Aquaman
This may very well be the most effusive review I’ve ever written for an average movie. That is how wild James Wan’s “Aquaman” is to watch.
The director of “Insidious,” “The Conjuring,” “Saw” and “Furious 7” is an interesting choice for a superhero movie, but Wan must have had a Hell of a pitch for how he would bring Arthur Curry’s world to life for the studio and DC, because his visual style in this film might be one of my favorite experiences just watching a superhero film in the past few years. This movie pops off the screen with boundless visual imagination and detail to where it almost feels like overdrive, at times. No DC Cinematic Universe has looked so appealing in its detail and scope and style (even “Wonder Woman,” which is still the best DCEU film), and I want more of it.
If you’ve seen the trailers for “Aquaman,” you know the story being told, basically beat-for-beat. Arthur’s father is a lighthouse worker in Maine (Tom Curry, played by Temuera Morrison), while his mother is Atlanna (Nicole Kidman), who has washed up by his pier. He nurses her back to health, they fall in love and have Arthur, but her obligations to marry the King of Atlantis come back to haunt them, and she has to go back to protect the love of her life and their son. Cut to the present day, and Arthur is helping people as the Aquaman after the events of “Justice League,” and gets drinks with his dad, who still pines for Atlanna’s return. One day, however, Mera (Amber Heard) comes from Atlantis with distressing news that Arthur’s half-brother, King Orm (Patrick Wilson), is trying to raise a coalition of the Kingdoms of the Seven Seas against the surface, and Mera needs to convince Arthur to claim his birthright as King of Atlantis over Orm.
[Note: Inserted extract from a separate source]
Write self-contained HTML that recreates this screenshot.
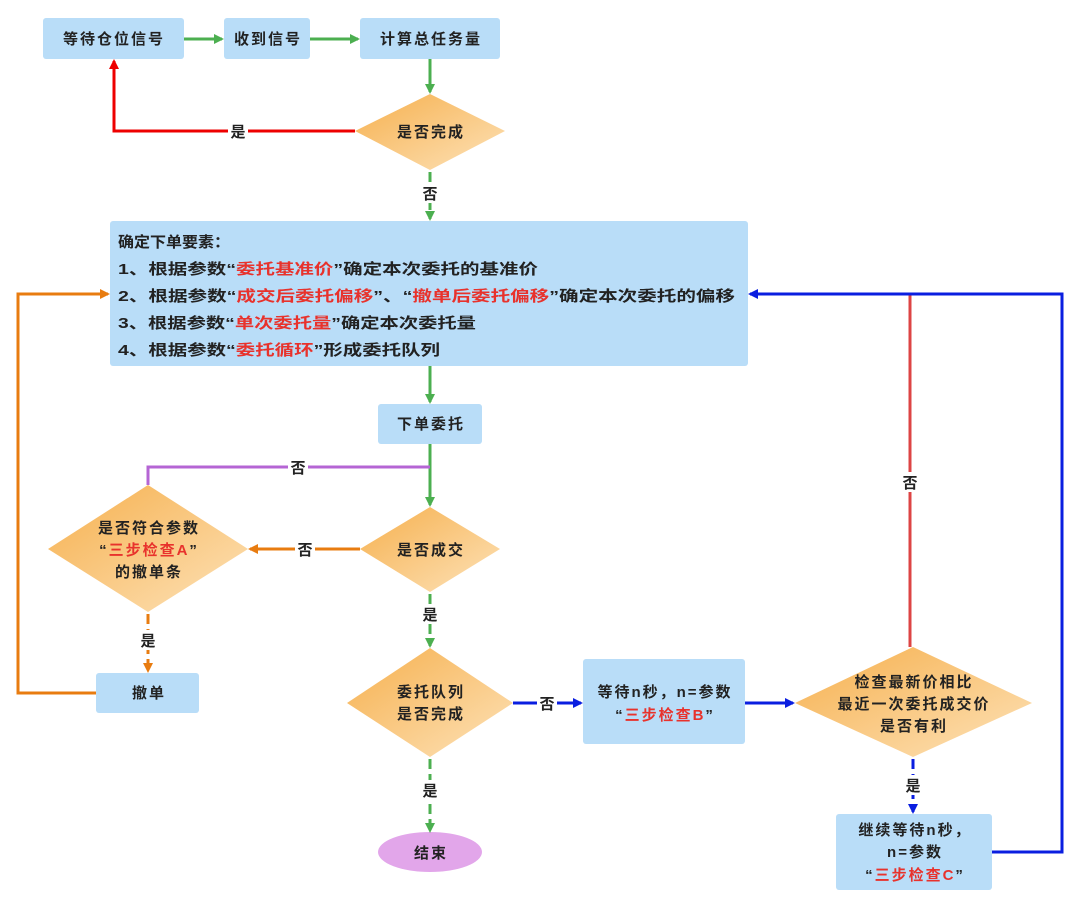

The screenplay by David Leslie Johnson-McGoldrick and Will Beall is very standard superhero origin story stuff, although I will say, using the environmental negligence of the surface world as motivation for Orm’s desire to attack it is one I didn’t necessarily expect. (How weird that every live-action superhero film this year has had a “villain” whose rationale for their choices you can understand why they’re doing what they’re doing?) That motivation aside, though, there’s really not much you can say about the script, and how it goes about its business. The story is fine, and it’s up for the actors to make it really come to life on-screen. As Arthur, Jason Momoa does what is asked of him, and while it’s fun work, there’s not really much beyond the surface in terms of the character. Same can be said for Heard as Mera- she does what she’s asked to do, and does it well, but these are less characters of depth than ideas of characters that work better visually than as living and breathing individuals. The performances that really show some feeling are Morrison and Kidman, who shine in their brief times on-screen. Everyone else, from Willem Dafoe as Arthur’s trainer to Dolph Lundgren to Patrick Wilson and Yahya Abdul-Mateen II as Manta, whom we see get bested by Arthur at the beginning, has differing levels of over-the-top acting to do in order to make these events feel epic and important. They succeed to varying degrees, but as a whole, I didn’t feel a particularly strong connection to the story on-screen.
What I did connect very strongly with in “Aquaman,” however, was the film’s remarkable use of images and music. Cinematographer Don Burgess and the artists at Industrial Light & Magic brought this film to life for me in a way I cherish. I can’t help but think of fantasy worlds like those created by Ralph Bakshi and Frank Frazetta in “Fire and Ice,” especially when it comes to the Kingdom of the Trench that Arthur must fight his way into. The use of slow-motion is very Zack Snyder-esque, to be sure (not necessarily a plus for me), but my God was this film too well designed visually for me to care much. And Wan shows himself reasonably adept at shooting action in this movie (even though “Furious 7” had already displayed some of that)- the fight early on in Tom Curry’s house between Atlanna and Atlantan soldiers was wonderful to just watch unfold, and a chase in Italy is fun to see how Wan shoots this foot chase. I don’t know that this film would have quite worked for me, though, if it wasn’t for the big, bold musical score Rupert Gregson-Williams wrote for the film. A fantastic use of synthesized atmosphere, themes and rhythmic writing, I wouldn’t put this as some sort of musical masterpiece, but like a lot of the rest of the film, it’s just what “Aquaman” needs to delve deep into our imaginations, and leave us entertained when it has every reason not to.